[ # 77of My Favourite Short Poems ]
A pastiche, created in PRISMA, of a painting of my own of Aberaeron, Ceredigion, West Wales.
A pastiche is a creation of visual art, poetry, literature, theatre, or music that imitates the style or character of the original work. A pastiche poem imitates the form, style, and often the subject matter, of an original poem. A parody also does this, but, unlike a parody, a pastiche is not written to mock or satirize the original poem, but it is written in a spirit of respect for the original.
I have used such a poem before when I included, in one of my blogs, Brian Patten’s poem ‘Mary had a bit of Lamb’. It is a pastiche version of the nursery rhyme composed by the American writer, Sarah Josepha Buell Hale (1788 – 1879), which Patten first published in his book, ‘Thawing Frozen Frogs’. See my earlier blog: Mary’s Lamb
Perhaps my favourite poem in this style is Spike Milligan’s:
I must go down to the sea again,
to the lonely sea and the sky;
I left my shoes and socks there –
I wonder if they’re dry?
Yes, that is just what a pastiche poem is. Often short and commencing with the traditional opening of the original, usually well-known verses, which it is intended to imitate, but with altered context, frequently with humorous intention. Of course, there is a fine line to be drawn between pastiche, which can border on parody, or even bowdlerisation (See definition).
I recently came across, on my surfing travels, the following brief (two-line) examples which are the work of a Harvard academic, Francis DiMenno (1979). Here is a selection from his longer poem he calls: ‘MY FUZZY VALENTINE’ . . .
‘The Passionate Shepherd to His Love’, By Christopher Marlowe
Come live with me and be my love,
I’ll even come and help you move.
‘Upon Julia’s Clothes’, by Robert Herrick
Whenas in silks my Julia goes,
I hope she owns some less expensive clothes
‘On the Tombs in Westminster Abbey’, by Francis Beaumont
Mortality behold, and fear,
We’re almost out of bottled beer.
‘Since there’s no help, come let us kiss and part’, by Michael Drayton
Since there’s no help, come let us kiss and part
There’s never been an argument you wouldn’t start.

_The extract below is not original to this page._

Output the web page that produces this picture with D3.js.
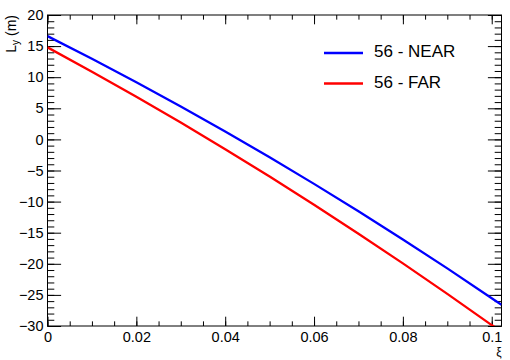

‘Elegy Written in a Country Churchyard’, by Thomas Gray
The curfew tolls the knell of parting day,
And now it’s time to squander all my pay.
‘Spring, the sweet spring’, by Thomas Nashe
Spring, the sweet Spring, is the year’s pleasant king,
And Sammy, Frank, and Dean go Ring-a-Ding-Ding.
Over this coming week I will present a selection of my own attempts at this style, hoping that in doing so I offend no one, including the artistic sensibilities of those poets, living or dead, whose memorable opening lines have suggested these alternatives to me.